The title of this temporary exhibition is taken from the text written in 1976 and entitled Eureka, in which Salvador Dalí stated: "Since Impressionism, the entire history of modern art has focused on a single objective: reality. This might lead us to ask: What's new? Velázquez".

Dalí's interest in the master of Baroque art was nothing new. It went back a long way. Velázquez, indeed, is one of the "Great Masters of Painting" about whom Dalí wrote in his school's journal Studium in 1919. This fascination persisted: in the house at Portlligat there is a portrait of Velázquez -which appears as part of a gallery of moustached figures- while on one of his studio walls, a gridded reproduction of Las Meninas bore testimony to the painter's daily work.

A passion for Velázquez is also evident in Dali´s treaty 50 Secrets of Magic Craftsmanship (1948), in which Velázquez is only surpassed by Vermeer in a comparative table drawn up by Dalí. It was from the nineteen-fifties onwards, particularly, that Velázquez's presence and influence grew and became evident in Dalí's writings and works.

Dalí would surely have appreciated Velázquez's custom of painting himself in the depicted scene.

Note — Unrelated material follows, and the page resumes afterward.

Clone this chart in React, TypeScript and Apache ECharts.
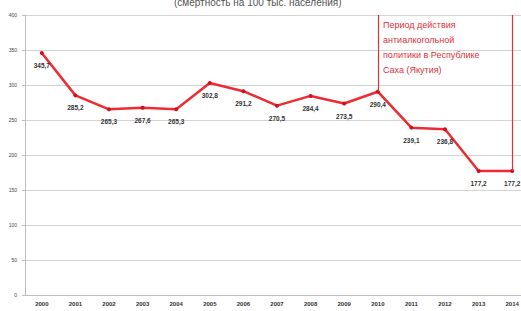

During the surrealist period, the painter's ambition was to express images of concrete irrationality with great precision, while he asserted that pictorial means of expression should be used to this end. In The Conquest of the Irrational Dalí stated: "As the images of concrete irrationality approach the phenomenally real, the corresponding means of expression approach those of great realist painting -Velázquez and Vermeer de Delft- to paint realistically according to irrational thought and according to the unknown imagination".

Years later, Dalí associated his theory of nuclear mysticism with Velázquez's treatment of form and colour. It is, however, the naturalism of Velázquez that persistently became one of Dalí's points of reference. Velázquez is a constant in his work: he appears each time Dalí is considering to embark on a new stage and take a step forward in his artistic development, both in composition and conceptually.